* _DATA SHOWN_

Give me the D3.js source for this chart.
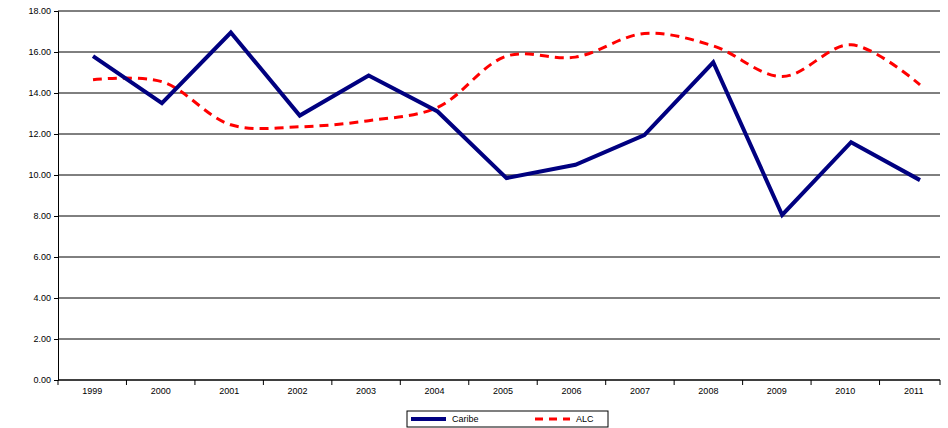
<!DOCTYPE html>
<html><head><meta charset="utf-8">
<script src="https://d3js.org/d3.v7.min.js"></script>
<style>body{margin:0;background:#fff;font-family:Arial,"Liberation Sans",sans-serif}</style>
</head><body>
<script>
var years = ["1999","2000","2001","2002","2003","2004","2005","2006","2007","2008","2009","2010","2011"];
var caribe = [15.8,13.5,16.95,12.9,14.85,13.1,9.85,10.5,11.95,15.5,8.05,11.6,9.75];
var alc = [14.65,14.55,12.45,12.35,12.65,13.3,15.8,15.75,16.9,16.3,14.8,16.35,14.4];
var yTicks = [0,2,4,6,8,10,12,14,16,18];

var w = 948, h = 428;
var svg = d3.select("body").append("svg").attr("width", w).attr("height", h);

var x = d3.scaleBand().domain(years).range([58, 948]);
var xp = d3.scalePoint().domain(years).range([93, 920]);
var y = d3.scaleLinear().domain([0, 18]).range([380, 11]);

// grid
svg.selectAll(".grid").data(yTicks).enter().append("line")
  .attr("x1", 58).attr("x2", 940)
  .attr("y1", function(d) { return y(d); }).attr("y2", function(d) { return y(d); })
  .attr("stroke", "#000").attr("stroke-width", 1);

var yAxis = svg.append("g").attr("transform", "translate(58,0)")
  .call(d3.axisLeft(y).tickValues(yTicks).tickFormat(d3.format(".2f")).tickSize(4));
var xAxis = svg.append("g").attr("transform", "translate(0,380)")
  .call(d3.axisBottom(x).tickSize(0).tickPadding(8));
xAxis.select(".domain").remove();
svg.append("line").attr("x1", 58).attr("x2", 940).attr("y1", 380).attr("y2", 380).attr("stroke", "#000");
svg.append("g").selectAll("line").data(d3.range(years.length + 1)).enter().append("line")
  .attr("x1", function(i) { return Math.min(940, 58 + i * x.step()); }).attr("x2", function(i) { return Math.min(940, 58 + i * x.step()); })
  .attr("y1", 380).attr("y2", 385).attr("stroke", "#000");
[yAxis, xAxis].forEach(function(g) {
  g.selectAll("text").attr("font-size", 9).attr("font-family", "Arial, Liberation Sans, sans-serif").attr("fill", "#000");
  g.selectAll("path,line").attr("stroke", "#000");
});

var cx = function(d, i) { return xp(years[i]); };
svg.append("path").datum(alc)
  .attr("d", d3.line().x(cx).y(function(d) { return y(d); }).curve(d3.curveCatmullRom.alpha(0.5)))
  .attr("fill", "none").attr("stroke", "#ff0000").attr("stroke-width", 3).attr("stroke-dasharray", "9,6");
svg.append("path").datum(caribe)
  .attr("d", d3.line().x(cx).y(function(d) { return y(d); }))
  .attr("fill", "none").attr("stroke", "#000080").attr("stroke-width", 4).attr("stroke-linejoin", "miter");

// legend
var lg = svg.append("g");
lg.append("rect").attr("x", 407).attr("y", 411).attr("width", 201).attr("height", 16)
  .attr("fill", "#fff").attr("stroke", "#000");
lg.append("line").attr("x1", 411).attr("x2", 446).attr("y1", 419).attr("y2", 419)
  .attr("stroke", "#000080").attr("stroke-width", 4);
lg.append("text").attr("x", 452).attr("y", 422).attr("font-size", 9).text("Caribe");
lg.append("line").attr("x1", 535).attr("x2", 570).attr("y1", 419).attr("y2", 419)
  .attr("stroke", "#ff0000").attr("stroke-width", 3).attr("stroke-dasharray", "8,6");
lg.append("text").attr("x", 576).attr("y", 422).attr("font-size", 9).text("ALC");
</script>
</body></html>
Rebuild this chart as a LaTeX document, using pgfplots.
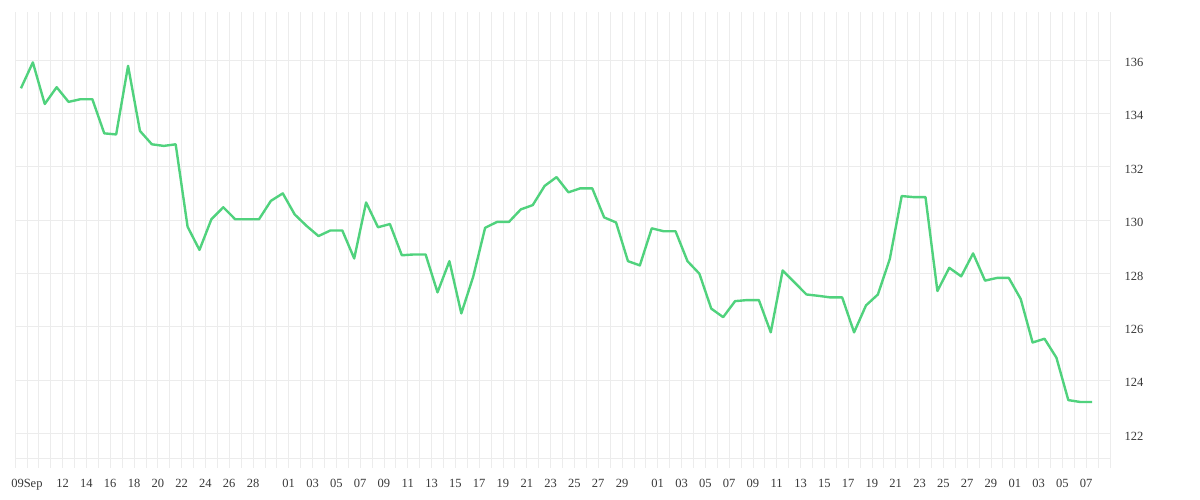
\documentclass[border=0pt]{standalone}
\usepackage{pgfplots}
\pgfplotsset{compat=1.18}
\usepackage{fontspec}
\setmainfont{Liberation Serif}
\definecolor{gridc}{RGB}{236,236,236}
\definecolor{linec}{RGB}{80,210,125}
\definecolor{txt}{RGB}{55,55,55}
\begin{document}
\begin{tikzpicture}[x=1pt,y=1pt]
\path[use as bounding box] (0,0) rectangle (1200,500);
\begin{axis}[
  at={(15pt,42pt)}, anchor=south west,
  scale only axis, width=1095pt, height=446pt,
  xmin=-1, xmax=91, ymin=121.08, ymax=137.8,
  axis x line*=bottom, axis y line*=right,
  axis line style={gridc, line width=0.8pt, -},
  xtick={-1,0,...,91}, xticklabels={},
  major tick length=10pt, tick align=outside,
  xtick style={gridc, line width=0.8pt},
  xmajorgrids, ymajorgrids,
  major grid style={gridc, line width=0.8pt},
  ytick={122,124,...,136},
  ytick style={draw=none},
  yticklabel pos=right,
  yticklabel style={anchor=west, xshift=1pt, yshift=-2.5pt, font=\fontsize{12.5}{14}\selectfont, text=txt},
  /pgf/number format/assume math mode=true,
  extra x ticks={0,3,5,7,9,11,13,15,17,19,22,24,26,28,30,32,34,36,38,40,42,44,46,48,50,53,55,57,59,61,63,65,67,69,71,73,75,77,79,81,83,85,87,89},
  extra x tick labels={09Sep,12,14,16,18,20,22,24,26,28,01,03,05,07,09,11,13,15,17,19,21,23,25,27,29,01,03,05,07,09,11,13,15,17,19,21,23,25,27,29,01,03,05,07},
  extra x tick style={grid=none, major tick length=0pt, xticklabel style={anchor=north, yshift=-18pt, font=\fontsize{12.5}{14}\selectfont, text=txt}},
  clip=false,
]
\addplot[linec, line width=2.4pt, line join=round] table[x=x, y=y] {
x y
-0.5 134.94
0.5 135.91
1.5 134.35
2.5 134.98
3.5 134.43
4.5 134.53
5.5 134.53
6.5 133.25
7.5 133.21
8.5 135.78
9.5 133.34
10.5 132.84
11.5 132.78
12.5 132.84
13.5 129.75
14.5 128.88
15.5 130.03
16.5 130.48
17.5 130.03
18.5 130.03
19.5 130.03
20.5 130.72
21.5 131.00
22.5 130.21
23.5 129.78
24.5 129.40
25.5 129.61
26.5 129.61
27.5 128.56
28.5 130.66
29.5 129.73
30.5 129.85
31.5 128.68
32.5 128.71
33.5 128.71
34.5 127.29
35.5 128.46
36.5 126.50
37.5 127.88
38.5 129.71
39.5 129.93
40.5 129.93
41.5 130.40
42.5 130.56
43.5 131.28
44.5 131.61
45.5 131.04
46.5 131.19
47.5 131.19
48.5 130.10
49.5 129.91
50.5 128.46
51.5 128.30
52.5 129.69
53.5 129.58
54.5 129.58
55.5 128.46
56.5 127.99
57.5 126.68
58.5 126.36
59.5 126.96
60.5 127.00
61.5 127.00
62.5 125.79
63.5 128.11
64.5 127.66
65.5 127.21
66.5 127.16
67.5 127.10
68.5 127.10
69.5 125.79
70.5 126.80
71.5 127.21
72.5 128.54
73.5 130.90
74.5 130.86
75.5 130.86
76.5 127.34
77.5 128.21
78.5 127.89
79.5 128.75
80.5 127.73
81.5 127.83
82.5 127.83
83.5 127.04
84.5 125.41
85.5 125.55
86.5 124.84
87.5 123.25
88.5 123.18
89.5 123.18
};
\end{axis}
\end{tikzpicture}
\end{document}
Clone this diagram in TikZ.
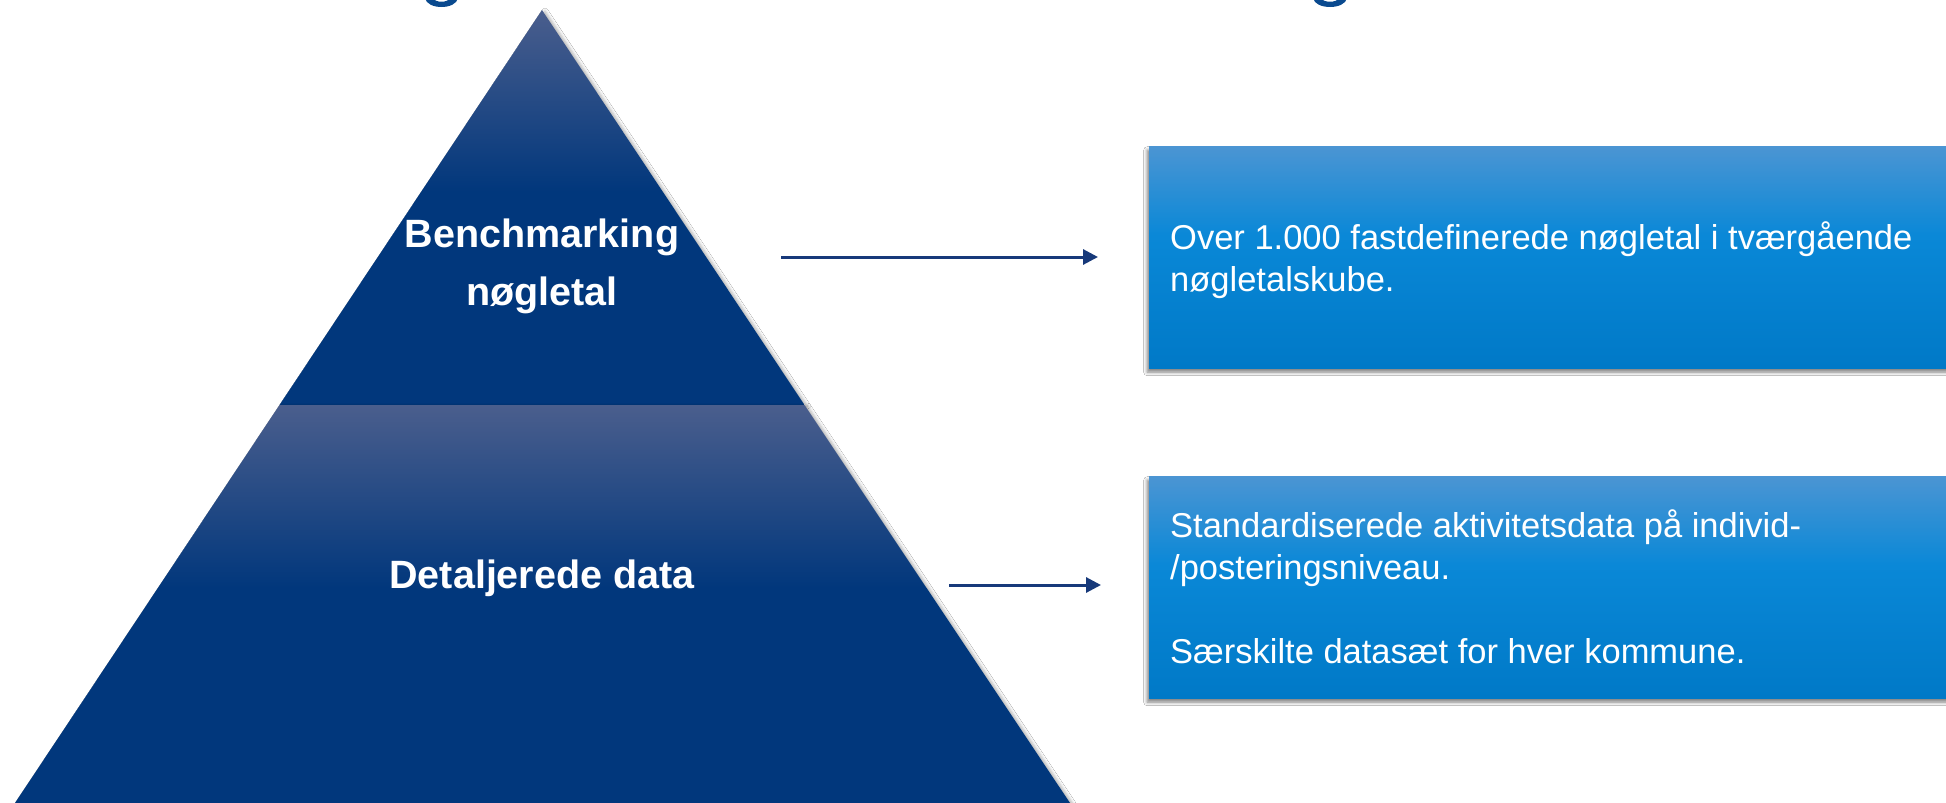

* _WORK TO BE COMPLETED_
All entries must be written out again exactly as given, with no pictures in the copy.

* _RESULT FOR THIS TASK_
Give me the D3.js source for this chart.
<!DOCTYPE html>
<html><head><meta charset="utf-8">
<script src="https://d3js.org/d3.v7.min.js"></script>
<style>body{margin:0;background:#fff;font-family:Arial,"Liberation Sans",sans-serif}</style>
</head><body>
<script>
var years = ["1999","2000","2001","2002","2003","2004","2005","2006","2007","2008","2009","2010","2011"];
var caribe = [15.8,13.5,16.95,12.9,14.85,13.1,9.85,10.5,11.95,15.5,8.05,11.6,9.75];
var alc = [14.65,14.55,12.45,12.35,12.65,13.3,15.8,15.75,16.9,16.3,14.8,16.35,14.4];
var yTicks = [0,2,4,6,8,10,12,14,16,18];

var w = 948, h = 428;
var svg = d3.select("body").append("svg").attr("width", w).attr("height", h);

var x = d3.scaleBand().domain(years).range([58, 948]);
var xp = d3.scalePoint().domain(years).range([93, 920]);
var y = d3.scaleLinear().domain([0, 18]).range([380, 11]);

// grid
svg.selectAll(".grid").data(yTicks).enter().append("line")
  .attr("x1", 58).attr("x2", 940)
  .attr("y1", function(d) { return y(d); }).attr("y2", function(d) { return y(d); })
  .attr("stroke", "#000").attr("stroke-width", 1);

var yAxis = svg.append("g").attr("transform", "translate(58,0)")
  .call(d3.axisLeft(y).tickValues(yTicks).tickFormat(d3.format(".2f")).tickSize(4));
var xAxis = svg.append("g").attr("transform", "translate(0,380)")
  .call(d3.axisBottom(x).tickSize(0).tickPadding(8));
xAxis.select(".domain").remove();
svg.append("line").attr("x1", 58).attr("x2", 940).attr("y1", 380).attr("y2", 380).attr("stroke", "#000");
svg.append("g").selectAll("line").data(d3.range(years.length + 1)).enter().append("line")
  .attr("x1", function(i) { return Math.min(940, 58 + i * x.step()); }).attr("x2", function(i) { return Math.min(940, 58 + i * x.step()); })
  .attr("y1", 380).attr("y2", 385).attr("stroke", "#000");
[yAxis, xAxis].forEach(function(g) {
  g.selectAll("text").attr("font-size", 9).attr("font-family", "Arial, Liberation Sans, sans-serif").attr("fill", "#000");
  g.selectAll("path,line").attr("stroke", "#000");
});

var cx = function(d, i) { return xp(years[i]); };
svg.append("path").datum(alc)
  .attr("d", d3.line().x(cx).y(function(d) { return y(d); }).curve(d3.curveCatmullRom.alpha(0.5)))
  .attr("fill", "none").attr("stroke", "#ff0000").attr("stroke-width", 3).attr("stroke-dasharray", "9,6");
svg.append("path").datum(caribe)
  .attr("d", d3.line().x(cx).y(function(d) { return y(d); }))
  .attr("fill", "none").attr("stroke", "#000080").attr("stroke-width", 4).attr("stroke-linejoin", "miter");

// legend
var lg = svg.append("g");
lg.append("rect").attr("x", 407).attr("y", 411).attr("width", 201).attr("height", 16)
  .attr("fill", "#fff").attr("stroke", "#000");
lg.append("line").attr("x1", 411).attr("x2", 446).attr("y1", 419).attr("y2", 419)
  .attr("stroke", "#000080").attr("stroke-width", 4);
lg.append("text").attr("x", 452).attr("y", 422).attr("font-size", 9).text("Caribe");
lg.append("line").attr("x1", 535).attr("x2", 570).attr("y1", 419).attr("y2", 419)
  .attr("stroke", "#ff0000").attr("stroke-width", 3).attr("stroke-dasharray", "8,6");
lg.append("text").attr("x", 576).attr("y", 422).attr("font-size", 9).text("ALC");
</script>
</body></html>
Rebuild this chart as a LaTeX document, using pgfplots.
\documentclass[border=0pt]{standalone}
\usepackage{pgfplots}
\pgfplotsset{compat=1.18}
\usepackage{fontspec}
\setmainfont{Liberation Serif}
\definecolor{gridc}{RGB}{236,236,236}
\definecolor{linec}{RGB}{80,210,125}
\definecolor{txt}{RGB}{55,55,55}
\begin{document}
\begin{tikzpicture}[x=1pt,y=1pt]
\path[use as bounding box] (0,0) rectangle (1200,500);
\begin{axis}[
  at={(15pt,42pt)}, anchor=south west,
  scale only axis, width=1095pt, height=446pt,
  xmin=-1, xmax=91, ymin=121.08, ymax=137.8,
  axis x line*=bottom, axis y line*=right,
  axis line style={gridc, line width=0.8pt, -},
  xtick={-1,0,...,91}, xticklabels={},
  major tick length=10pt, tick align=outside,
  xtick style={gridc, line width=0.8pt},
  xmajorgrids, ymajorgrids,
  major grid style={gridc, line width=0.8pt},
  ytick={122,124,...,136},
  ytick style={draw=none},
  yticklabel pos=right,
  yticklabel style={anchor=west, xshift=1pt, yshift=-2.5pt, font=\fontsize{12.5}{14}\selectfont, text=txt},
  /pgf/number format/assume math mode=true,
  extra x ticks={0,3,5,7,9,11,13,15,17,19,22,24,26,28,30,32,34,36,38,40,42,44,46,48,50,53,55,57,59,61,63,65,67,69,71,73,75,77,79,81,83,85,87,89},
  extra x tick labels={09Sep,12,14,16,18,20,22,24,26,28,01,03,05,07,09,11,13,15,17,19,21,23,25,27,29,01,03,05,07,09,11,13,15,17,19,21,23,25,27,29,01,03,05,07},
  extra x tick style={grid=none, major tick length=0pt, xticklabel style={anchor=north, yshift=-18pt, font=\fontsize{12.5}{14}\selectfont, text=txt}},
  clip=false,
]
\addplot[linec, line width=2.4pt, line join=round] table[x=x, y=y] {
x y
-0.5 134.94
0.5 135.91
1.5 134.35
2.5 134.98
3.5 134.43
4.5 134.53
5.5 134.53
6.5 133.25
7.5 133.21
8.5 135.78
9.5 133.34
10.5 132.84
11.5 132.78
12.5 132.84
13.5 129.75
14.5 128.88
15.5 130.03
16.5 130.48
17.5 130.03
18.5 130.03
19.5 130.03
20.5 130.72
21.5 131.00
22.5 130.21
23.5 129.78
24.5 129.40
25.5 129.61
26.5 129.61
27.5 128.56
28.5 130.66
29.5 129.73
30.5 129.85
31.5 128.68
32.5 128.71
33.5 128.71
34.5 127.29
35.5 128.46
36.5 126.50
37.5 127.88
38.5 129.71
39.5 129.93
40.5 129.93
41.5 130.40
42.5 130.56
43.5 131.28
44.5 131.61
45.5 131.04
46.5 131.19
47.5 131.19
48.5 130.10
49.5 129.91
50.5 128.46
51.5 128.30
52.5 129.69
53.5 129.58
54.5 129.58
55.5 128.46
56.5 127.99
57.5 126.68
58.5 126.36
59.5 126.96
60.5 127.00
61.5 127.00
62.5 125.79
63.5 128.11
64.5 127.66
65.5 127.21
66.5 127.16
67.5 127.10
68.5 127.10
69.5 125.79
70.5 126.80
71.5 127.21
72.5 128.54
73.5 130.90
74.5 130.86
75.5 130.86
76.5 127.34
77.5 128.21
78.5 127.89
79.5 128.75
80.5 127.73
81.5 127.83
82.5 127.83
83.5 127.04
84.5 125.41
85.5 125.55
86.5 124.84
87.5 123.25
88.5 123.18
89.5 123.18
};
\end{axis}
\end{tikzpicture}
\end{document}
Clone this diagram in TikZ.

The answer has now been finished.